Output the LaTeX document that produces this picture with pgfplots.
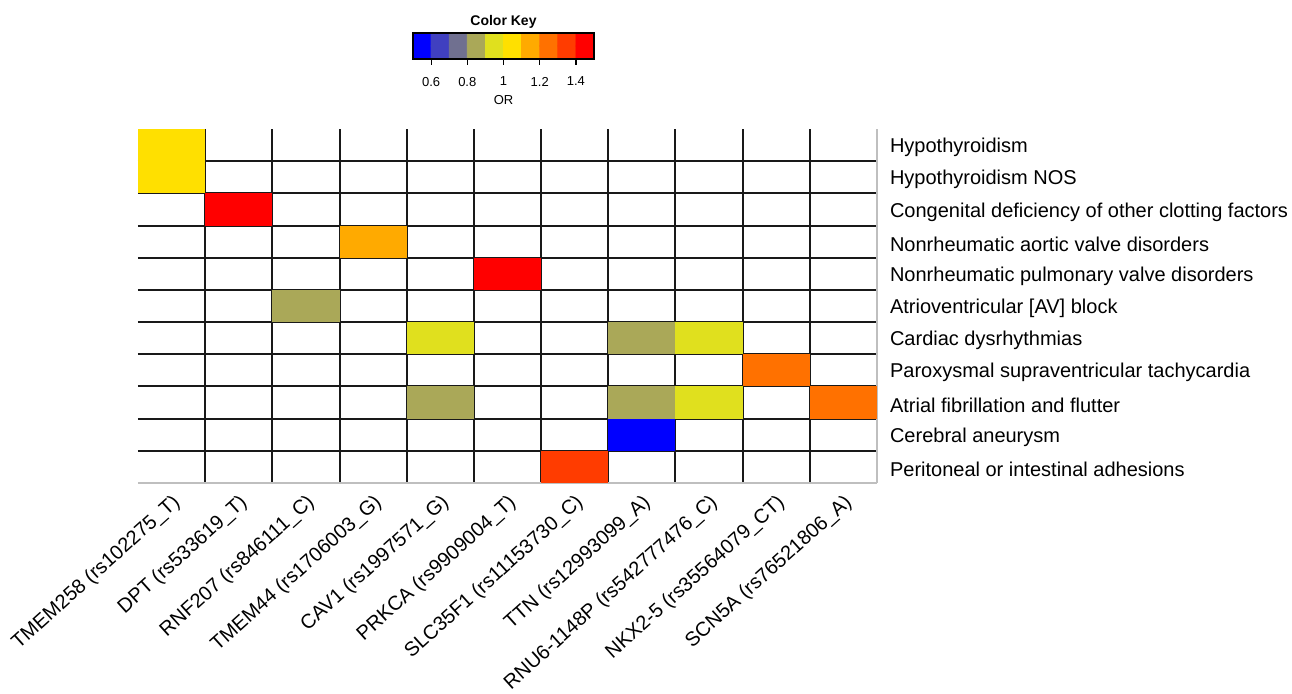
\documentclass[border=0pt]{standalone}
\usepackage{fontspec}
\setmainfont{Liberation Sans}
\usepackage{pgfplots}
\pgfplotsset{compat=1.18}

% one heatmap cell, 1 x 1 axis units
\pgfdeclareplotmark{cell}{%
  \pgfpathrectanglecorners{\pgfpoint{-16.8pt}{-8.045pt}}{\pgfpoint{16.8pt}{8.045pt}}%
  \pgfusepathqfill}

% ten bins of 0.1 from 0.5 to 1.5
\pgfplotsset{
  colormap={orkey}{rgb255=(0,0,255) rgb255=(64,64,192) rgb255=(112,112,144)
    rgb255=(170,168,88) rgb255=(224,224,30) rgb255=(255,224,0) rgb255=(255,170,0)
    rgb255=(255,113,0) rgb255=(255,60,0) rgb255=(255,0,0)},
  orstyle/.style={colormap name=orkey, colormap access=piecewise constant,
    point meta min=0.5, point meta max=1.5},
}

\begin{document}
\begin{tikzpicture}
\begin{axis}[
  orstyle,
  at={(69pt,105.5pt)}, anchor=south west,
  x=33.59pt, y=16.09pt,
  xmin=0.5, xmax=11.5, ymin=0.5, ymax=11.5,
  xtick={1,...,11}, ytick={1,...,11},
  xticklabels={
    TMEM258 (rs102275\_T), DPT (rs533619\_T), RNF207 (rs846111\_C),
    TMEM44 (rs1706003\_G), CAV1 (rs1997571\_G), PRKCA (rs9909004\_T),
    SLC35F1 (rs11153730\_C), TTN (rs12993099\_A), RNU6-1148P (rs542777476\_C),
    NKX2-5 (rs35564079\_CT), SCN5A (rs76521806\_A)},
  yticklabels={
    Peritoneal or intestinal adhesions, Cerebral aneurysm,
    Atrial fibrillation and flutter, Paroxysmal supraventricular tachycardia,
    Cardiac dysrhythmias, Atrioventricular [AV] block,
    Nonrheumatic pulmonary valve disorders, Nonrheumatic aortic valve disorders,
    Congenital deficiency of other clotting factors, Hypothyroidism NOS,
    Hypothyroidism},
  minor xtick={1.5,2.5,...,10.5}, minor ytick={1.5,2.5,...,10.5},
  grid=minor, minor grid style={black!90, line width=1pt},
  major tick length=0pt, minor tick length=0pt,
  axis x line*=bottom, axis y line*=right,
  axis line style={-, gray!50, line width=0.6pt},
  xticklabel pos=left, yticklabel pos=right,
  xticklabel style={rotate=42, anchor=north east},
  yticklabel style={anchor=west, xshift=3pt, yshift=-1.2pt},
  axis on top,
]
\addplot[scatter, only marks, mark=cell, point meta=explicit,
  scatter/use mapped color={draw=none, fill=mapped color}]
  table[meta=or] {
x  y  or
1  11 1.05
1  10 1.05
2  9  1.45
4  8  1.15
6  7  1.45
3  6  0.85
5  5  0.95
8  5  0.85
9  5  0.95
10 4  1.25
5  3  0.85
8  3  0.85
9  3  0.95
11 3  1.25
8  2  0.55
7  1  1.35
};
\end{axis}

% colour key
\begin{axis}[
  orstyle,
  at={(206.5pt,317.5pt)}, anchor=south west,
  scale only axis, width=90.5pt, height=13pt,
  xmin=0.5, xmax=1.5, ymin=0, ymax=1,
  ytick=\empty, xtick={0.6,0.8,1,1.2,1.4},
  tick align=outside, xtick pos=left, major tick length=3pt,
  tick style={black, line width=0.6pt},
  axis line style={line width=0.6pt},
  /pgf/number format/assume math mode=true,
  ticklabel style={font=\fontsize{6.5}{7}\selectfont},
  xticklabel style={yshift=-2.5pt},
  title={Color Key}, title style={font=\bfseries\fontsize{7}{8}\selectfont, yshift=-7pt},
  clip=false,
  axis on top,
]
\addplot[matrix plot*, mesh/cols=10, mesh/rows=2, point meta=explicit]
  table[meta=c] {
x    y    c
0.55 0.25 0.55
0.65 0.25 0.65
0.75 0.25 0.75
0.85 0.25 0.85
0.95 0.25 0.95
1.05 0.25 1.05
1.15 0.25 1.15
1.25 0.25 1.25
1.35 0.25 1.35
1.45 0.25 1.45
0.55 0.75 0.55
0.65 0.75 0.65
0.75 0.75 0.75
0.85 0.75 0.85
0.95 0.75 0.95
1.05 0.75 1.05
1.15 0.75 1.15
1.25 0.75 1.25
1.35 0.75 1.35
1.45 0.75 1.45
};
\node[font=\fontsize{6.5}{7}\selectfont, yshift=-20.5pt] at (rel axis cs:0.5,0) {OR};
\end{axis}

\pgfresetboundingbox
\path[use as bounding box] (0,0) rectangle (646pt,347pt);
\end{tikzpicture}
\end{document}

---

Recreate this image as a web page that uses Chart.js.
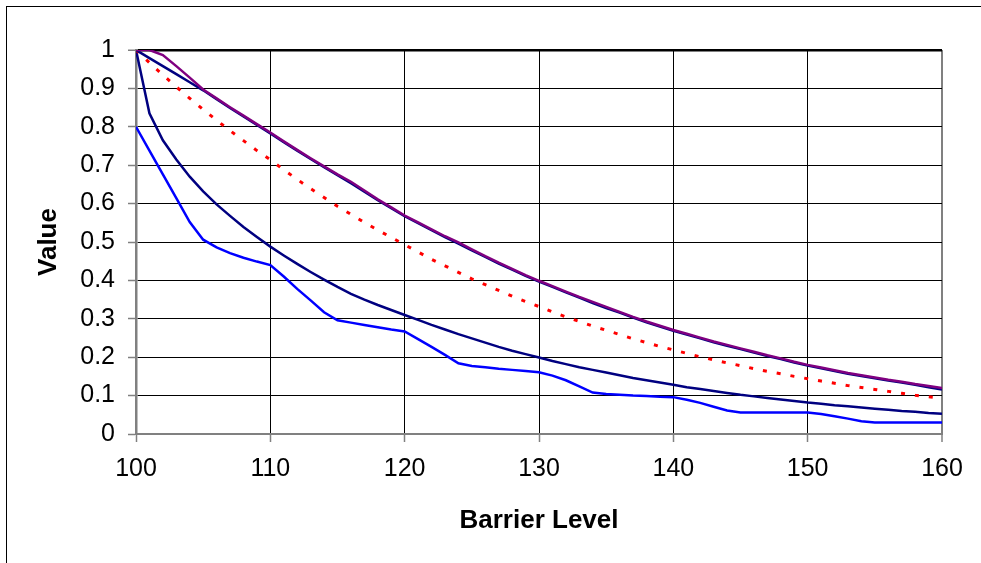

Problem requirements: Report the number of lines in the entries above that include the string "this". Give nothing but the number.

The output: 2